Вальтер похож на отца, тот же короткий, как бы еще не вполне сформировавшийся нос, те же серые чуть прищуренные глаза, то же открытое веселое лицо. Когда Вальтер узнал, что его отец русский, он был потрясен. Он не поверил в его смерть. Он вбил себе в голову, что настоящая фамилия его отца не Халютин, а Ханутин. До сих пор на одной из колонн дворца Цвингер видна надпись, сделанная когда-то советским сапером:
Музей проверен
Проверял ХАНУТИН
И Вальтер поехал в Россию искать отца. Он вообразил, что этот Халютин-Ханутин страдает от невоплощенного чувства отцовской любви. Бродя по Москве, он был уверен, что отец и он не раз сталкиваются в уличной толпе, может быть, соприкасаются локтями и расходятся, не узнав друг друга. Но хотя Вальтер и не встретил отца, он нашел нечто для него не менее важное: в душу к нему хлынула Россия. Да, Россия с ее лесами и широкими поймами, с ее болями и надеждами, иконами и луноходами, с ее добродушием и щедростью, и Достоевским, и Василием Блаженным, с ее беспечностью, и ухарством, и терпеливостью, с ее ржаным хлебом с розовыми пятнышками тмина, страшно вкусным, с Инной Чуриковой, московской Жанной д'Арк, вдохновенной русской мужичкой, о которой Вальтер подумал, что повзрослей она столетий эдак на два, она стала бы боярыней Морозовой, а в XIX веке – Софьей Перовской, а в войну – Зоей Космодемьянской…

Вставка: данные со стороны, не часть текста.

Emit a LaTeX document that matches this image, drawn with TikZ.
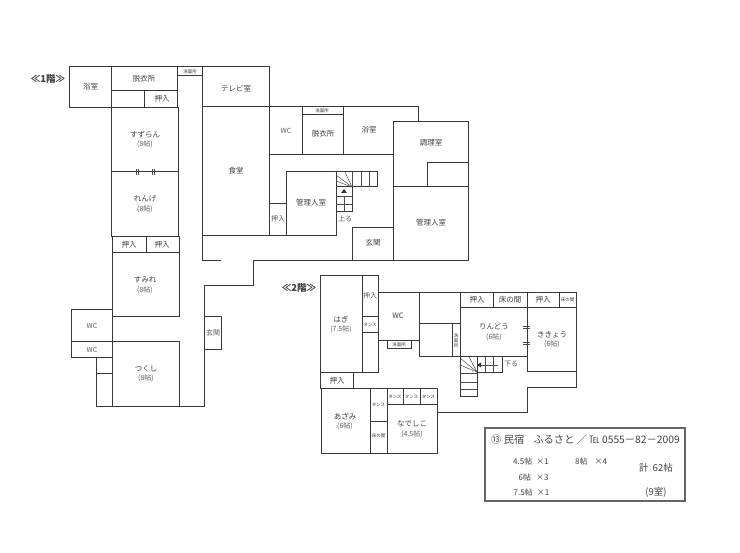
\documentclass[tikz,border=0pt]{standalone}
\usepackage{fontspec}
\setmainfont{Noto Sans CJK JP}
\tikzset{
    wall/.style = {draw = black!78, line width = 1pt, line cap = rect, line join = miter},
    thin wall/.style = {draw = black!70, line width = 0.5pt},
    room/.style = {font = \fontsize{7.5}{8}\selectfont, text = black!75, inner sep = 0pt},
    size/.style = {font = \fontsize{7}{7.5}\selectfont, text = black!65, inner sep = 0pt},
    tiny/.style = {font = \fontsize{4.5}{5}\selectfont, text = black!80, inner sep = 0pt},
    floortag/.style = {font = \fontsize{9.5}{10}\selectfont\bfseries, text = black!75, inner sep = 0pt},
    infotext/.style = {font = \fontsize{8}{9}\selectfont, text = black!75, inner sep = 0pt}
}
\begin{document}
\begin{tikzpicture}[x = 1pt, y = -1pt]
    \useasboundingbox (0, 0) rectangle (740, 553);

    \begin{scope}[wall]
        \draw (69, 67) rectangle (111, 108);
        \draw (111, 67) rectangle (177, 91);
        \draw (111, 91) rectangle (144, 108);
        \draw (144, 91) rectangle (177, 108);
        \draw (177, 67) rectangle (202, 76);
        \draw (202, 67) rectangle (269, 107);
        \draw (111, 108) rectangle (178, 172);
        \draw (111, 172) rectangle (178, 237);
        \draw (112, 237) rectangle (146, 253);
        \draw (146, 237) rectangle (179, 253);
        \draw (112, 253) rectangle (179, 317);
        \draw (71, 310) rectangle (112, 342);
        \draw (71, 342) rectangle (112, 358);
        \draw (96, 358) rectangle (112, 374);
        \draw (96, 374) rectangle (112, 407);
        \draw (112, 342) rectangle (179, 407);
        \draw (179, 407) -- (204, 407) -- (204, 286) -- (253, 286) -- (253, 261) -- (468, 261);
        \draw (204, 317) rectangle (221, 350);
        \draw (202, 107) rectangle (269, 236);
        \draw (202, 236) -- (202, 261) -- (220, 261);
        \draw (269, 236) -- (336, 236);
        \draw (269, 204) rectangle (286, 236);
        \draw (286, 172) rectangle (336, 236);
        \draw (269, 107) -- (418, 107) -- (418, 122);
        \draw (393, 122) rectangle (468, 187);
        \draw (427, 163) rectangle (468, 187);
        \draw (393, 187) rectangle (468, 261);
        \draw (269, 155) -- (393, 155);
        \draw (302, 107) -- (302, 155);
        \draw (343, 107) -- (343, 155);
        \draw (302, 115) -- (343, 115);
        \draw (352, 261) -- (352, 228) -- (393, 228);
    \end{scope}

    % stairs, 1F
    \begin{scope}[wall]
        \draw (336, 172) rectangle (377, 187);
        \draw (336, 187) rectangle (352, 212);
    \end{scope}
    \begin{scope}[thin wall]
        \draw (361, 172) -- (361, 187);
        \draw (369, 172) -- (369, 187);
        \draw (352, 172) -- (352, 187);
        \draw (352, 187) -- (345, 172);
        \draw (352, 187) -- (336, 175);
        \draw (352, 187) -- (336, 181);
        \draw (336, 196) -- (352, 196);
        \draw (336, 204) -- (352, 204);
        \draw (344, 196) -- (344, 212);
        \fill[black!80] (344, 189) -- (347, 193) -- (341, 193) -- cycle;
    \end{scope}

    \begin{scope}[wall]
        \draw (320, 276) rectangle (362, 373);
        \draw (362, 276) rectangle (378, 317);
        \draw (362, 317) rectangle (378, 333);
        \draw (362, 333) rectangle (378, 373);
        \draw (378, 293) rectangle (419, 341);
        \draw (387, 341) rectangle (411, 349);
        \draw (419, 293) rectangle (460, 324);
        \draw (419, 324) rectangle (452, 357);
        \draw (452, 324) rectangle (460, 357);
        \draw (460, 293) rectangle (493, 308);
        \draw (493, 293) rectangle (527, 308);
        \draw (527, 293) rectangle (559, 308);
        \draw (559, 293) rectangle (576, 308);
        \draw (460, 308) rectangle (527, 357);
        \draw (527, 308) rectangle (576, 372);
        \draw (576, 372) -- (576, 388) -- (527, 388) -- (527, 413) -- (437, 413);
        \draw (320, 373) rectangle (353, 389);
        \draw (321, 389) rectangle (370, 454);
        \draw (370, 389) rectangle (387, 422);
        \draw (370, 422) rectangle (387, 454);
        \draw (387, 389) rectangle (403, 405);
        \draw (403, 389) rectangle (420, 405);
        \draw (420, 389) rectangle (437, 405);
        \draw (387, 405) rectangle (437, 454);
    \end{scope}

    % stairs, 2F
    \begin{scope}[wall]
        \draw (460, 357) rectangle (477, 397);
        \draw (477, 357) rectangle (502, 373);
    \end{scope}
    \begin{scope}[thin wall]
        \draw (485, 357) -- (485, 373);
        \draw (493, 357) -- (493, 373);
        \draw (460, 373) -- (477, 373);
        \draw (460, 382) -- (477, 382);
        \draw (460, 389) -- (477, 389);
        \draw (477, 372) -- (460, 358);
        \draw (477, 372) -- (460, 365);
        \draw (477, 372) -- (469, 357);
        \draw (498, 365) -- (480, 365);
        \fill[black!80] (477, 365) -- (481, 362.5) -- (481, 367.5) -- cycle;
    \end{scope}

    % door marks
    \begin{scope}[thin wall, line width = 0.9pt]
        \draw (136, 169) -- (136, 175);
        \draw (138, 169) -- (138, 175);
        \draw (152, 169) -- (152, 175);
        \draw (154, 169) -- (154, 175);
        \draw (523, 326) -- (530, 326);
        \draw (523, 328) -- (530, 328);
        \draw (523, 342) -- (530, 342);
        \draw (523, 344) -- (530, 344);
    \end{scope}

    \draw[draw = black!60, line width = 1.2pt] (485, 428) rectangle (685, 501);

    \path (48, 79) node[floortag] (floorA) {≪1階≫};
    \path (299, 288) node[floortag] (floorB) {≪2階≫};

    \path (90.5, 87) node[room] (bathA) {浴室};
    \path (144, 79) node[room] (dressA) {脱衣所};
    \path (162, 99) node[room] (closetA) {押入};
    \path (190, 71.5) node[tiny] (washA) {洗面所};
    \path (236, 89) node[room] (tvroom) {テレビ室};
    \path (145, 135) node[room] (suzuran) {すずらん};
    \path (145, 144) node[size] (suzuranSize) {(8帖)};
    \path (236, 171) node[room] (dining) {食堂};
    \path (145, 199) node[room] (renge) {れんげ};
    \path (145, 209) node[size] (rengeSize) {(8帖)};
    \path (129, 245) node[room] (closetB) {押入};
    \path (162, 245) node[room] (closetC) {押入};
    \path (145, 280) node[room] (sumire) {すみれ};
    \path (145, 290) node[size] (sumireSize) {(8帖)};
    \path (92, 325.5) node[size] (wcA) {WC};
    \path (92, 350) node[size] (wcB) {WC};
    \path (146, 369) node[room] (tsukushi) {つくし};
    \path (146, 378) node[size] (tsukushiSize) {(8帖)};
    \path (213, 333) node[size] (entryA) {玄関};

    \path (286, 131) node[size] (wcC) {WC};
    \path (322, 111) node[tiny] (washB) {洗面所};
    \path (323, 134) node[room] (dressB) {脱衣所};
    \path (369, 130) node[room] (bathB) {浴室};
    \path (431, 143) node[room] (kitchen) {調理室};
    \path (311, 203) node[room] (managerA) {管理人室};
    \path (278, 219) node[size] (closetD) {押入};
    \path (345, 219) node[size] (upstairs) {上る};
    \path (373, 243) node[room] (entryB) {玄関};
    \path (431, 223) node[room] (managerB) {管理人室};

    \path (341, 320) node[room] (hagi) {はぎ};
    \path (341, 329) node[size] (hagiSize) {(7.5帖)};
    \path (370, 296) node[size] (closetE) {押入};
    \path (370, 324.5) node[tiny] (chestA) {タンス};
    \path (398, 316) node[room] (wcD) {WC};
    \path (399, 345) node[tiny] (washC) {洗面所};
    \path (456, 340.5) node[tiny, align = center] (washD) {洗\\面\\所};
    \path (477, 300) node[room] (closetF) {押入};
    \path (510, 300) node[room] (alcoveA) {床の間};
    \path (543, 300) node[room] (closetG) {押入};
    \path (567.5, 300) node[tiny] (alcoveB) {床の間};
    \path (494, 327) node[room] (rindou) {りんどう};
    \path (494, 337) node[size] (rindouSize) {(6帖)};
    \path (552, 335) node[room] (kikyou) {ききょう};
    \path (552, 344) node[size] (kikyouSize) {(6帖)};
    \path (511, 364) node[size] (downstairs) {下る};
    \path (337, 381) node[room] (closetH) {押入};
    \path (345, 416) node[room] (azami) {あざみ};
    \path (345, 426) node[size] (azamiSize) {(6帖)};
    \path (378.5, 405) node[tiny] (chestB) {タンス};
    \path (378.5, 436) node[tiny] (alcoveC) {床の間};
    \path (395, 397) node[tiny] (chestC) {タンス};
    \path (411.5, 397) node[tiny] (chestD) {タンス};
    \path (428.5, 397) node[tiny] (chestE) {タンス};
    \path (412, 424) node[room] (nadeshiko) {なでしこ};
    \path (412, 434) node[size] (nadeshikoSize) {(4.5帖)};

    \path (585.5, 440) node[infotext] (inntitle) {\fontsize{10.3}{11}\selectfont ⑬ 民宿\hspace{9pt}ふるさと ／ ℡ 0555－82－2009};
    \path (531, 461) node[infotext] (countA) {4.5帖\hspace{4pt}×1};
    \path (533.5, 477) node[infotext] (countB) {6帖\hspace{5pt}×3};
    \path (531.5, 492) node[infotext] (countC) {7.5帖\hspace{4pt}×1};
    \path (591, 461) node[infotext] (countD) {8帖\hspace{7pt}×4};
    \path (656, 468) node[infotext, font = \fontsize{9.5}{10}\selectfont] (total) {計\hspace{4pt}62帖};
    \path (656, 492) node[infotext, font = \fontsize{9.5}{10}\selectfont] (roomcount) {(9室)};
\end{tikzpicture}
\end{document}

Курт Воннегут вспоминает в своем романе, что президент Трумэн, сбросив на Хиросиму атомную бомбу, заявил:
«Японцы начали войну нападением на Пирл-Харбор. Они получили стократное возмездие».
А вот Дрезден отомстил своим убийцам тем, что возродился. Это тоже возмездие, и в нем есть благородство. Быть может, это единственная достойная человека форма отмщения. Самые руины среди возрожденного города как бы говорят: всякое злодеяние не только отвратительно, но и бесполезно.
Вот почему вместо разочарования жизнью, которое ощутил здесь Курт Воннегут, я, бродя по Дрездену, по его радостным улицам, словно прорубленным в огромном кристалле света, ощутил очарование жизнью. Мне не хватало рук, чтобы обнять на прощанье каменный торс моей милой старой Башни. Я только помахал ей рукой, и она подмигнула мне своим сияющим глазом совершенно по-заговоршицки.